HERBIE HANCOCK — Head Hunters album cover Album · 1973 · Funk Jazz Buy this album from MMA partners
3.5/5 ·
Sean Trane
HH’s Mwandishi group not raising sufficient public interest to his eyes, Hancock tossed that project aside and disbanded the formation, keeping only Benny Maupin to from his next group The Head Hunters, which would quickly have a life out of its Hancock back-up group career. Built upon funky bassist Paul Jackson and drummer/percussionist Bill Summers and main drummer Harvey Mason, the group presents an incredibly rhythmic (and African) façade where only Maupin and Hancock are frontmen. Coming with his atrocious fake mask on his face, the artwork has lost the magic of Robert Springett’s incredibly beautiful illustrations for this album.

Opening on the now-famous almost 16-mins collectively-penned Chameleon track, the album announces its funk colour right from the first note, Jackson’s slapped bass line is setting an instant groove and the rest is history. I’m barely exaggerating here, the group settled into their groove and outside a few short escapades; the rest is just expanding, soloing and improvising on the groove. Whatever most people see in this track is grossly exaggerated or else I’m completely missing the point.
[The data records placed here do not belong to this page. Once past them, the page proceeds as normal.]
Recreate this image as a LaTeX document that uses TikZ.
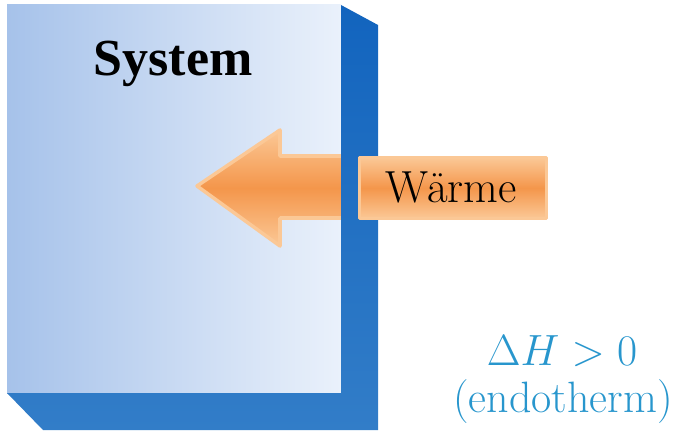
\documentclass[tikz,border=0pt]{standalone}
\usepackage{fontspec}
\newfontfamily\sysfont{Liberation Serif}
\definecolor{faceleft}{RGB}{166,194,234}
\definecolor{faceright}{RGB}{234,241,251}
\definecolor{walltop}{RGB}{18,100,190}
\definecolor{wallbottom}{RGB}{50,125,200}
\definecolor{heatedge}{RGB}{251,200,150}
\definecolor{heatcore}{RGB}{244,150,75}
\definecolor{dhcolor}{RGB}{40,150,205}
\begin{document}
\begin{tikzpicture}[x=0.02cm, y=-0.02cm,
  heatfill/.style={top color=heatedge, bottom color=heatedge, middle color=heatcore},
  heatrim/.style={draw=heatedge, line width=2pt, line join=round},
  dhtext/.style={text=dhcolor, anchor=base, font=\fontsize{25}{28}\selectfont}
]
  \useasboundingbox (0,0) rectangle (685,439);

  % Front face of the system (bottom layer)
  \shade[left color=faceleft, right color=faceright] (7,5) rectangle (341,393);

  % Heat arrow entering the system
  \path[heatfill, heatrim] (197,186) -- (280,130) -- (280,156) -- (362,156)
    -- (362,218) -- (280,218) -- (280,246) -- cycle;

  % Side and bottom walls
  \shade[top color=walltop, bottom color=wallbottom]
    (341,5) -- (378,25) -- (378,430) -- (43,430) -- (7,393) -- (341,393) -- cycle;

  % Label box of the arrow
  \node[heatfill, heatrim, rectangle, minimum width=3.74cm, minimum height=1.22cm,
    inner sep=0pt] (box) at (453,188) {};
  \node[anchor=base, font=\fontsize{25.6}{28}\selectfont] (heat) at (451,202) {Wärme};

  % Texts
  \node[anchor=base, font=\sysfont\bfseries\fontsize{29.6}{32}\selectfont] (sys) at (173,75) {System};
  \node[dhtext] (dh) at (562,365) {$\Delta H > 0$};
  \node[dhtext] (endo) at (563,412) {(endotherm)};
\end{tikzpicture}
\end{document}
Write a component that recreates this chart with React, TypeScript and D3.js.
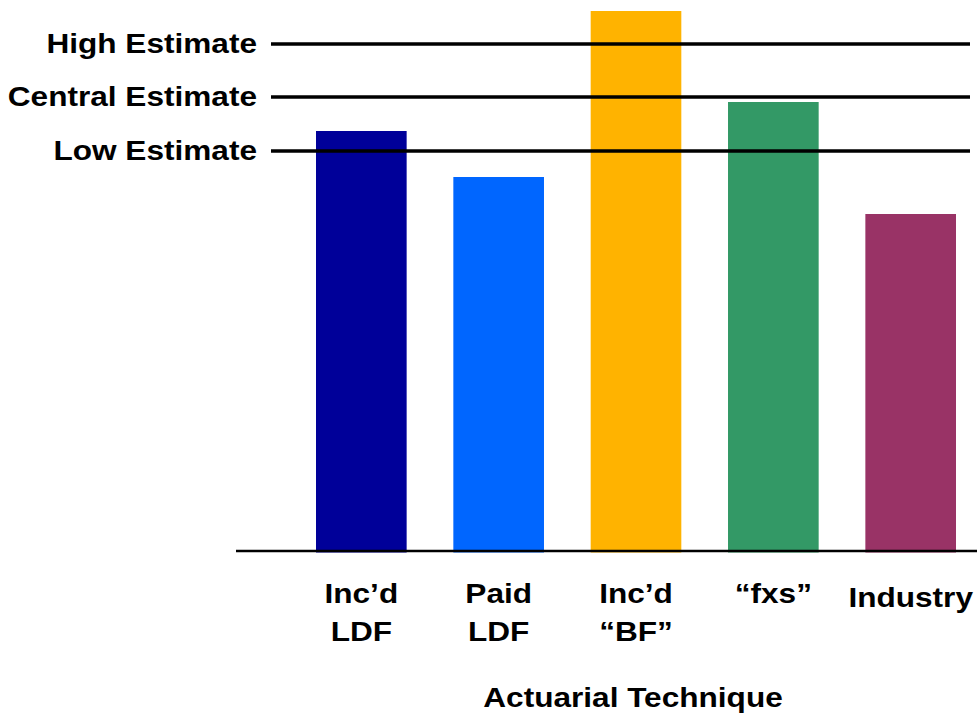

Compared with his previous works, here Hancock does toy with synthesizers. To close up side A, the group gives a new work out to Hancock’s most beloved 60’s hit, Watermelon Man. A very different version of its older self, it’s probably the album’s most interesting track, one where Maupin shines from head to toe.

The flipside (this sides seems to be more inspired by Miles than the A-side) opens on a 10-minutes Sly Stone homage from Herbie, a great funky expansion where Herbie’s clavinet serves us a guitar-like sound in its groove, Hancock had not found a guitarist and decided to do without one but using that keyboard instead. The closing Vein Melter is anything but close to melting temperature, though: it’s close to cool jazz, strangely bringing us back almost to the 60’s.

By the time the 70’s half decade had passed, many had turned to jazz-funk (as opposed to the earlier jazz-rock) Hancock moving after Weather Report (who’d done so with Mysterious Traveller and Tale Spinin’, but once again Herbie would dare harder and further than either WR or Miles would. Although not being that much a fan of this album, I can only recommend it on pure commercial merits: it was a planet-wide success selling more than a million copies at the time (for jazz, that was phenomenally successful) and is among the top three jazz album saleswise today.

PS: ever notice that this album can be abbreviated to HH’s HH?